St. Agatha Parish was founded in 1940. The first Mass was celebrated on December 1, in a church designed to accommodate 350 people. There were 70 families who became office charter members of the parish.
The new parish was established by Bishop James J. Hartley following a housing boom which had rapidly transformed Upper Arlington from a quiet farm area to a growing community. Monsignor George J. Kennedy moved into the new rectory located on a cow path now known as Northam Road.
Our parish property, then 19 acres of forest and swampland, was located just outside the city limits.
St. Agatha School opened in 1941, staffed by the Sisters of Charity, who took up residence in the newly completed convent. The school consisted of four classrooms and a parish hall, with 46 students in six grades. The first class graduated in 1944.

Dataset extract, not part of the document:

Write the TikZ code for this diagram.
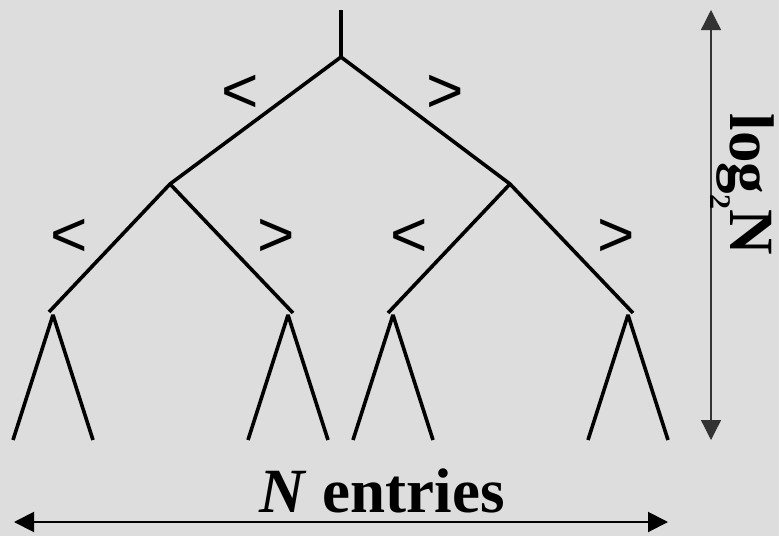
\documentclass[tikz,border=0pt]{standalone}
\usepackage{fontspec}
\setmainfont{Liberation Serif}
\newfontfamily\cmpfont{Liberation Sans}
\usepackage{tikz}
\usetikzlibrary{arrows.meta}

\definecolor{bggray}{RGB}{221,221,221}
\tikzset{
  branch/.style={line width=3.6pt, line join=bevel},
  cmp/.style={inner sep=0pt, font=\cmpfont\fontsize{64}{64}\selectfont},
  span/.style={{Triangle[width=20pt,length=20pt]}-{Triangle[width=20pt,length=20pt]}},
  biglabel/.style={inner sep=0pt, font=\bfseries\fontsize{63}{63}\selectfont}
}

\begin{document}
\begin{tikzpicture}[x=1pt, y=-1pt]
\fill[bggray] (0,0) rectangle (779,536);
\useasboundingbox (0,0) rectangle (779,536);
% tree points
\coordinate (stem) at (341,10);
\coordinate (root) at (341,57);
\coordinate (l) at (170,184);
\coordinate (r) at (510,184);
\coordinate (ll) at (49,312);
\coordinate (lr) at (293,313);
\coordinate (rl) at (388,313);
\coordinate (rr) at (633,313);
% root and the two splits below it
\draw[branch] (stem) -- (root);
\draw[branch] (l) -- (root) -- (r);
\draw[branch] (ll) -- (l) -- (lr);
\draw[branch] (rl) -- (r) -- (rr);
% subtrees at the bottom
\foreach \x/\n in {53/a,288/b,393/c,628/d} {
  \coordinate (apex\n) at (\x,315);
  \coordinate (foot\n1) at (\x-40,440);
  \coordinate (foot\n2) at (\x+40,440);
  \draw[branch] (foot\n1) -- (apex\n) -- (foot\n2);
}
% comparison signs
\node[cmp] (lt0) at (240,94) {<};
\node[cmp] (gt0) at (445,94) {>};
\node[cmp] (lt1) at (69,238) {<};
\node[cmp] (gt1) at (276,238) {>};
\node[cmp] (lt2) at (409,238) {<};
\node[cmp] (gt2) at (616,238) {>};
% height of the tree
\coordinate (htop) at (711,10);
\coordinate (hbot) at (711,440);
\draw[span, line width=1.3pt, black!80] (htop) -- (hbot);
\node[biglabel, rotate=-90, anchor=base] (height) at (730,184)
  {log\raisebox{-20pt}{\fontsize{30}{30}\selectfont 2}N};
% width of the tree
\coordinate (wleft) at (14,522);
\coordinate (wright) at (668,522);
\draw[span, line width=2pt] (wleft) -- (wright);
\node[biglabel, anchor=base] (width) at (382,512) {\textit{N} entries};
\end{tikzpicture}
\end{document}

In 1960, with attendance at Sunday Mass averaging more than 2400 people, plans were started for a new and larger church. On May 27, 1962, the groundbreaking was held, with a dedication on March 15, 1964.
Parish Council was founded in 1968 to serve as an advisory group for the pastor in all areas of parish life and operation. As the church needs grew, so did those of the school. Additions were made to the school in 1950, 1952, and 1955. In the 1990’s, a group of foresighted parishioners realized that additional space was needed for the school and for parish activities. Following an extensive analysis, a $1.2 million Parish Expansion Project facilitated the addition of a parish center, a new school library, four additional classrooms and a redesigned cafeteria for the school building.
The new addition was completed in 1994. The Monsignor George Kennedy Parish Center has a capacity of 425 people and has been well utilized by the St. Agatha Parish Community. This facility provides an excellent environment for parish fellowship activities. Today, the school building houses 15 classrooms, a cafeteria, library-media center, gymnasium, computer lab, two science rooms, an art room, and a child care center.
St. Agatha’s Bells
The bell tower, or campanile, is 110 feet high and the peak of the roof is 46 feet from the floor of the church. From the rear of the sanctuary to the rear of the church is 147 feet. At its widest, the church is 84 feet and at its narrowest, 50 feet across.
“Baptizing” church bells is a centuries-old tradition. In this church, the large, medium and small bells were named Joseph, Mary, and Agatha respectively.
Traditionally church bells are rung on occasions of public joy and gladness and calamity and sorrow. They are identified with the “voice of God” calling the faithful to public worship.